Instructions to follow = Your task is to retype the lines from the opening of the material through the line that includes "const k = 160". Do not copy the pictures.
━━━━━ Task data ━━━━━
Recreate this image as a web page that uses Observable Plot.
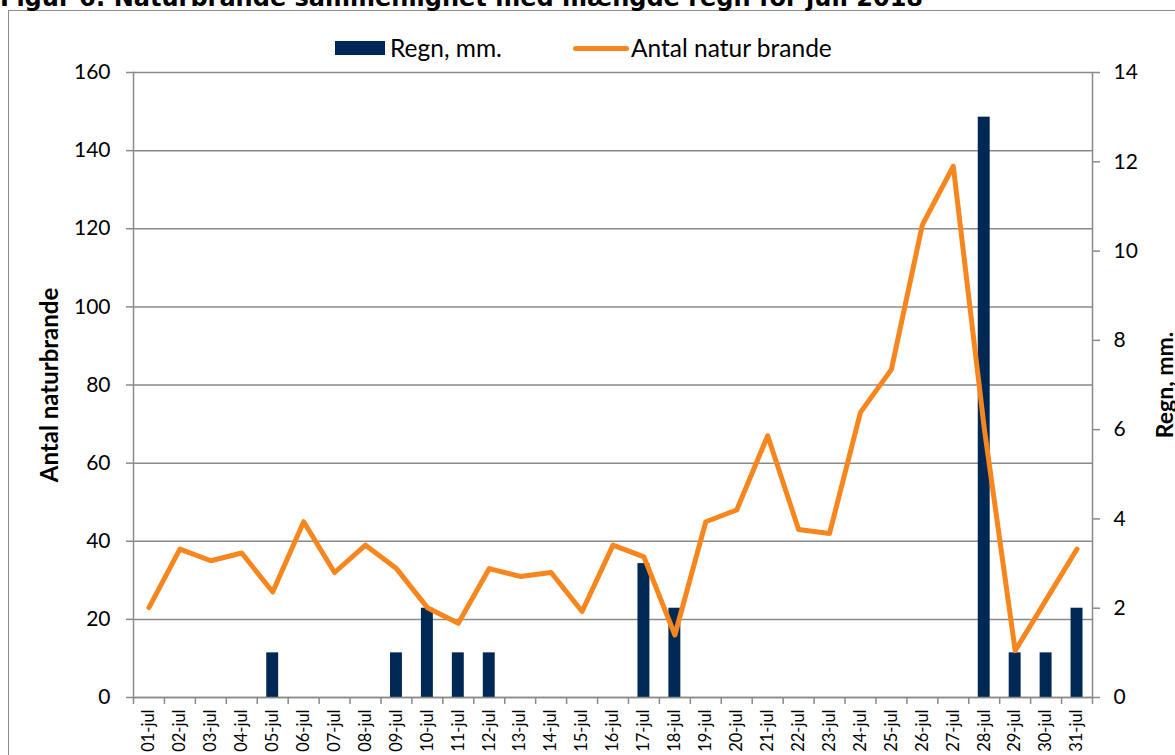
<!DOCTYPE html>
<html>
<head>
<meta charset="utf-8">
<script src="https://cdn.jsdelivr.net/npm/d3@7"></script>
<script src="https://cdn.jsdelivr.net/npm/@observablehq/plot@0.6"></script>
<style>
  html, body { margin: 0; padding: 0; background: #fff; overflow: hidden; }
  #wrap { position: relative; width: 1175px; height: 755px; overflow: hidden; }
  #title { position: absolute; left: 0; top: -14px; font: bold 24px "DejaVu Sans", sans-serif; white-space: nowrap; color: #000; line-height: 24px; }
  #border { position: absolute; left: 8px; top: 10px; width: 1400px; height: 1000px; border: 1.5px solid #8c8c8c; box-sizing: border-box; }
  #chart { position: absolute; left: 0; top: 0; }
  .leg { position: absolute; font: 24.5px Lato, sans-serif; color: #000; line-height: 1; white-space: nowrap; }
  .sw { position: absolute; }
</style>
</head>
<body>
<div id="wrap">
  <div id="border"></div>
  <div id="title"></div>
  <div id="chart"></div>
  <div id="legend"></div>
</div>
<script>
// ---- data ----
const titleText = "Figur 6: Naturbrande sammenlignet med mængde regn for juli 2018";
const days = ["01-jul","02-jul","03-jul","04-jul","05-jul","06-jul","07-jul","08-jul","09-jul","10-jul",
  "11-jul","12-jul","13-jul","14-jul","15-jul","16-jul","17-jul","18-jul","19-jul","20-jul",
  "21-jul","22-jul","23-jul","24-jul","25-jul","26-jul","27-jul","28-jul","29-jul","30-jul","31-jul"];
const fires = [23,38,35,37,27,45,32,39,33,23,19,33,31,32,22,39,36,16,45,48,67,43,42,73,84,121,136,69,12,25,38];
const rain  = [0,0,0,0,1,0,0,0,1,2,1,1,0,0,0,0,3,2,0,0,0,0,0,0,0,0,0,13,1,1,2];
const leftTicks = [0,20,40,60,80,100,120,140,160];
const rightTicks = [0,2,4,6,8,10,12,14];
const seriesNames = ["Regn, mm.", "Antal natur brande"];
const axisTitles = ["Antal naturbrande", "Regn, mm."];

const navy = "#002855";
const orange = "#f7861e";
const grey = "#8a8a8a";
const W = 1175, H = 755, mL = 133, mR = 83, mT = 72, mB = 58;
const bw = (W - mL - mR) / days.length;
const k = 160 / 14; // right axis (mm) -> left axis scale

const table = days.map((d, i) => ({day: d, fires: fires[i], rain: rain[i]}));

document.getElementById("title").textContent = titleText;

const chart = Plot.plot({
  width: W, height: H,
  marginLeft: mL, marginRight: mR, marginTop: mT, marginBottom: mB,
  style: {fontFamily: "Lato, sans-serif", fontSize: "20px", background: "transparent", overflow: "visible", color: "#000"},
  x: {type: "band", domain: days, padding: 0, round: false},
  y: {domain: [0, 160]},
  marks: [
    Plot.gridY(leftTicks, {stroke: grey, strokeOpacity: 1, strokeWidth: 1.5}),
    Plot.barY(table, {x: "day", y: d => d.rain * k, fill: navy, insetLeft: 9.5, insetRight: 9.5}),
    Plot.frame({anchor: "left", stroke: grey, strokeWidth: 1.5}),
    Plot.frame({anchor: "right", stroke: grey, strokeWidth: 1.5}),
    Plot.ruleY([0], {stroke: grey, strokeWidth: 1.5}),
    Plot.axisY(leftTicks, {anchor: "left", tickSize: 7, tickPadding: 16, stroke: grey, strokeWidth: 1.5, fontSize: 21, label: null}),
    Plot.axisY(rightTicks.map(v => v * k), {anchor: "right", tickSize: 7, tickPadding: 14, stroke: grey, strokeWidth: 1.5, fontSize: 21,
      tickFormat: d => String(Math.round(d / k)), label: null}),
    Plot.text([axisTitles[0]], {text: d => d, frameAnchor: "left", rotate: -90, dx: -83, fontWeight: "bold", fontSize: 24, textAnchor: "middle", lineAnchor: "middle"}),
    Plot.text([axisTitles[1]], {text: d => d, frameAnchor: "right", rotate: -90, dx: 73, fontWeight: "bold", fontSize: 23, textAnchor: "middle", lineAnchor: "middle"}),
    Plot.axisX(days, {tickSize: 7, dx: -bw / 2, tickFormat: () => "", stroke: grey, strokeWidth: 1.5, label: null}),
    Plot.axisX([days[days.length - 1]], {tickSize: 7, dx: bw / 2, tickFormat: () => "", stroke: grey, strokeWidth: 1.5, label: null}),
    Plot.axisX(days, {tickSize: 0, tickPadding: 12, tickRotate: -90, fontSize: 16.5, label: null}),
    Plot.line(table, {x: "day", y: "fires", stroke: orange, strokeWidth: 5, strokeLinejoin: "round", strokeLinecap: "round"})
  ]
});
document.getElementById("chart").appendChild(chart);

// legend
const leg = document.getElementById("legend");
leg.innerHTML = `
  <div class="sw" style="left:335px;top:41px;width:50px;height:14px;background:${navy}"></div>
  <div class="leg" style="left:390px;top:36px">${seriesNames[0]}</div>
  <div class="sw" style="left:573px;top:46px;width:56px;height:5px;border-radius:3px;background:${orange}"></div>
  <div class="leg" style="left:631px;top:36px">${seriesNames[1]}</div>`;
</script>
</body>
</html>
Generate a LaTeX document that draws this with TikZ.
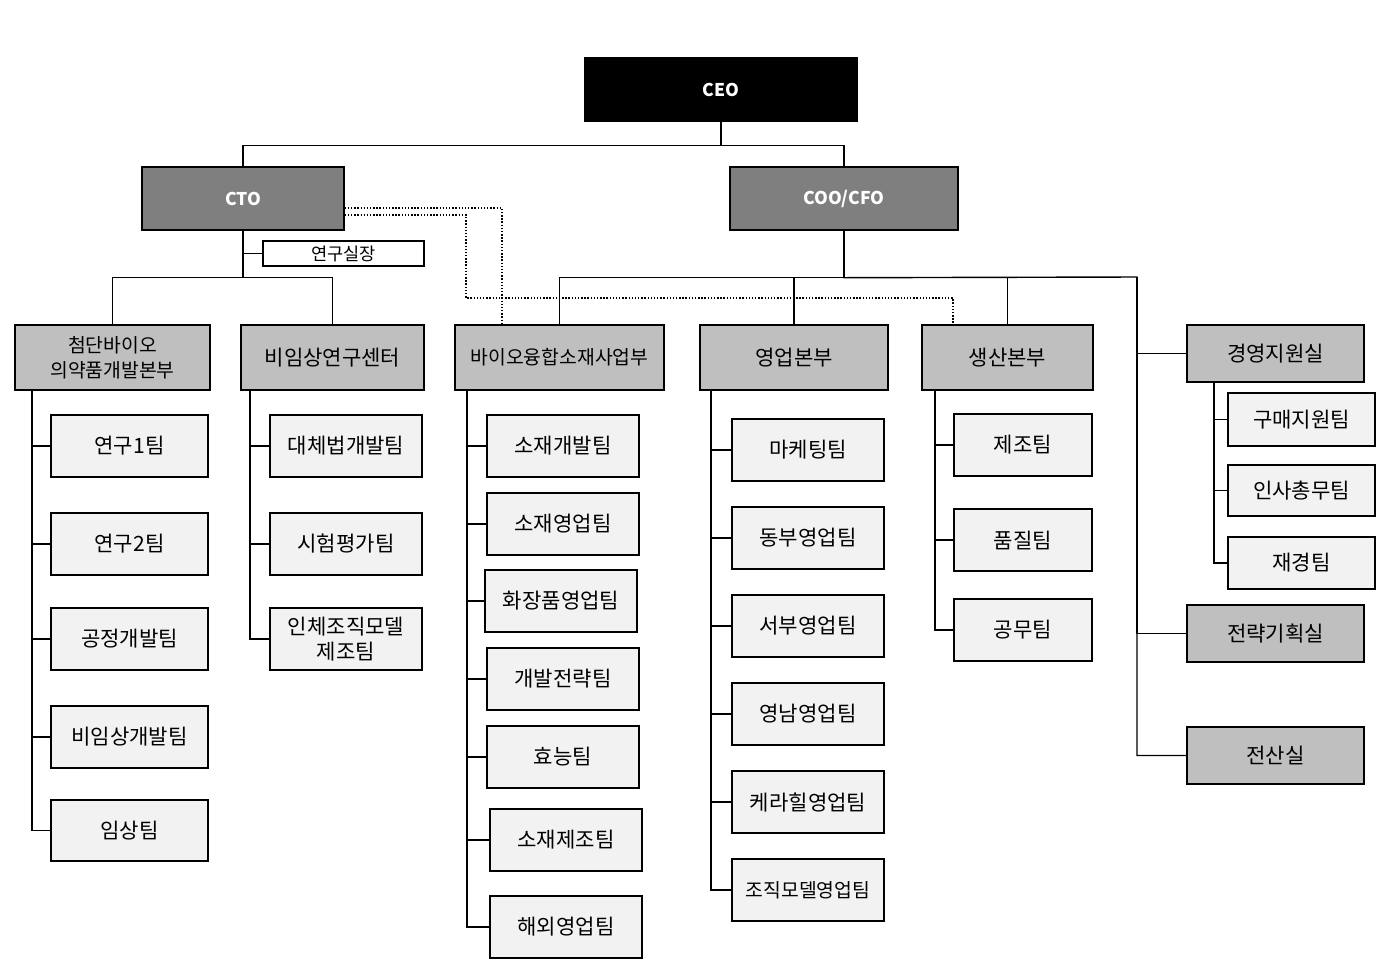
\documentclass[tikz,border=0pt]{standalone}
\usepackage{fontspec}
\setmainfont{Noto Sans CJK KR}
\usetikzlibrary{calc}
\newlength{\du}
\setlength{\du}{0.02cm}
\definecolor{topgray}{RGB}{127,127,127}
\definecolor{midgray}{RGB}{191,191,191}
\definecolor{leafgray}{RGB}{242,242,242}
% box from its pixel corners
\newcommand{\orgbox}[7]{\node[#6,minimum width={(#4-#2)*\du},minimum height={(#5-#3)*\du}] (#1) at ({(#2+#4)/2},{(#3+#5)/2}) {#7};}
\tikzset{
  base/.style={draw=black,line width=0.8pt,inner sep=0pt,align=center,font=\fontsize{12}{14}\selectfont},
  chief/.style={base,fill=black,text=white,font=\bfseries\fontsize{10}{12}\selectfont},
  officer/.style={base,fill=topgray,text=white,font=\bfseries\fontsize{10}{12}\selectfont},
  division/.style={base,fill=midgray},
  team/.style={base,fill=leafgray},
  note/.style={base,fill=white,font=\fontsize{10}{12}\selectfont},
  link/.style={line width=0.8pt},
  dotlink/.style={line width=0.8pt,densely dotted}
}
\begin{document}
\begin{tikzpicture}[x=0.02cm,y=-0.02cm]
\useasboundingbox (0,0) rectangle (1386,971);
\orgbox{ceo}{585}{58}{857}{121}{chief}{CEO}
\orgbox{cto}{142}{167}{344}{230}{officer}{CTO}
\orgbox{coo}{730}{167}{958}{230}{officer}{COO/CFO}
\orgbox{lab}{263}{241}{424}{266}{note}{연구실장}
% divisions
\orgbox{A}{15}{325}{210}{390}{division}{\fontsize{11}{13}\selectfont 첨단바이오\\\fontsize{11}{13}\selectfont 의약품개발본부}
\orgbox{B}{241}{325}{424}{390}{division}{비임상연구센터}
\orgbox{C}{455}{325}{664}{390}{division}{\fontsize{11}{13}\selectfont 바이오융합소재사업부}
\orgbox{D}{700}{325}{888}{390}{division}{영업본부}
\orgbox{E}{922}{325}{1093}{390}{division}{생산본부}
\orgbox{F}{1187}{325}{1364}{382}{division}{경영지원실}
\orgbox{G}{1187}{605}{1364}{662}{division}{전략기획실}
\orgbox{H}{1187}{727}{1364}{784}{division}{전산실}
% teams
\foreach \n/\ya/\yb/\t in {1/415/477/연구1팀,2/513/575/연구2팀,3/608/670/공정개발팀,4/706/768/비임상개발팀,5/800/861/임상팀}
  {\orgbox{A\n}{51}{\ya}{208}{\yb}{team}{\t}}
\orgbox{B1}{270}{415}{422}{477}{team}{대체법개발팀}
\orgbox{B2}{270}{513}{422}{575}{team}{시험평가팀}
\orgbox{B3}{270}{608}{422}{670}{team}{인체조직모델\\제조팀}
\foreach \n/\xa/\xb/\ya/\yb/\t in {1/487/639/415/477/소재개발팀,2/487/639/493/555/소재영업팀,3/485/637/570/632/화장품영업팀,4/487/639/648/710/개발전략팀,5/487/639/726/788/효능팀,6/490/642/809/871/소재제조팀,7/490/642/896/958/해외영업팀}
  {\orgbox{C\n}{\xa}{\ya}{\xb}{\yb}{team}{\t}}
\foreach \n/\ya/\yb/\t in {1/419/481/마케팅팀,2/507/569/동부영업팀,3/595/657/서부영업팀,4/683/745/영남영업팀,5/771/833/케라힐영업팀,6/859/921/{\fontsize{11}{13}\selectfont 조직모델영업팀}}
  {\orgbox{D\n}{732}{\ya}{884}{\yb}{team}{\t}}
\foreach \n/\ya/\yb/\t in {1/414/476/제조팀,2/509/571/품질팀,3/599/661/공무팀}
  {\orgbox{E\n}{954}{\ya}{1092}{\yb}{team}{\t}}
\foreach \n/\ya/\yb/\t in {1/393/446/구매지원팀,2/465/516/인사총무팀,3/537/589/재경팀}
  {\orgbox{F\n}{1228}{\ya}{1375}{\yb}{team}{\t}}
% top connectors
\draw[link] (ceo.south) -- ++(0,24) -| (cto.north);
\draw[link] (ceo.south) -- ++(0,24) -| (coo.north);
\draw[link] (cto.south) -- ++(0,47) -| (A.north);
\draw[link] (cto.south) -- ++(0,47) -| (B.north);
\draw[link] (cto.south |- lab.west) -- (lab.west);
\draw[link] (coo.south) -- ++(0,47) -| (C.north);
\draw[link] (coo.south) -- ++(0,47) -| (D.north);
\draw[link] (coo.south) -- ++(0,47) -| (E.north);
\coordinate (staff) at (1137,277);
\draw[link] (coo.south) -- ++(0,47) -- (staff) |- (H.west);
\draw[link] (staff) |- (F.west);
\draw[link] (staff) |- (G.west);
% dotted links
\coordinate (d1) at (466,298);
\draw[dotlink] ($(cto.east)+(0,9.5)$) -| ($(C.north)+(-57.5,0)$);
\draw[dotlink] ($(cto.east)+(0,16.5)$) -| (d1) -| ($(E.north)+(-54.5,0)$);
% team trunks
\foreach \d/\x/\k in {A/32/5,B/250/3,C/467/7,D/711/6,E/935/3,F/1214/3}{
  \coordinate (t\d) at (\x,0);
  \foreach \i in {1,...,\k}
    \draw[link] (\d.south -| t\d) |- (\d\i.west);
}
\end{tikzpicture}
\end{document}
━━━━━
Task output =
Recreate this image as a web page that uses Observable Plot.
<!DOCTYPE html>
<html>
<head>
<meta charset="utf-8">
<script src="https://cdn.jsdelivr.net/npm/d3@7"></script>
<script src="https://cdn.jsdelivr.net/npm/@observablehq/plot@0.6"></script>
<style>
  html, body { margin: 0; padding: 0; background: #fff; overflow: hidden; }
  #wrap { position: relative; width: 1175px; height: 755px; overflow: hidden; }
  #title { position: absolute; left: 0; top: -14px; font: bold 24px "DejaVu Sans", sans-serif; white-space: nowrap; color: #000; line-height: 24px; }
  #border { position: absolute; left: 8px; top: 10px; width: 1400px; height: 1000px; border: 1.5px solid #8c8c8c; box-sizing: border-box; }
  #chart { position: absolute; left: 0; top: 0; }
  .leg { position: absolute; font: 24.5px Lato, sans-serif; color: #000; line-height: 1; white-space: nowrap; }
  .sw { position: absolute; }
</style>
</head>
<body>
<div id="wrap">
  <div id="border"></div>
  <div id="title"></div>
  <div id="chart"></div>
  <div id="legend"></div>
</div>
<script>
// ---- data ----
const titleText = "Figur 6: Naturbrande sammenlignet med mængde regn for juli 2018";
const days = ["01-jul","02-jul","03-jul","04-jul","05-jul","06-jul","07-jul","08-jul","09-jul","10-jul",
  "11-jul","12-jul","13-jul","14-jul","15-jul","16-jul","17-jul","18-jul","19-jul","20-jul",
  "21-jul","22-jul","23-jul","24-jul","25-jul","26-jul","27-jul","28-jul","29-jul","30-jul","31-jul"];
const fires = [23,38,35,37,27,45,32,39,33,23,19,33,31,32,22,39,36,16,45,48,67,43,42,73,84,121,136,69,12,25,38];
const rain  = [0,0,0,0,1,0,0,0,1,2,1,1,0,0,0,0,3,2,0,0,0,0,0,0,0,0,0,13,1,1,2];
const leftTicks = [0,20,40,60,80,100,120,140,160];
const rightTicks = [0,2,4,6,8,10,12,14];
const seriesNames = ["Regn, mm.", "Antal natur brande"];
const axisTitles = ["Antal naturbrande", "Regn, mm."];

const navy = "#002855";
const orange = "#f7861e";
const grey = "#8a8a8a";
const W = 1175, H = 755, mL = 133, mR = 83, mT = 72, mB = 58;
const bw = (W - mL - mR) / days.length;
const k = 160 / 14; // right axis (mm) -> left axis scale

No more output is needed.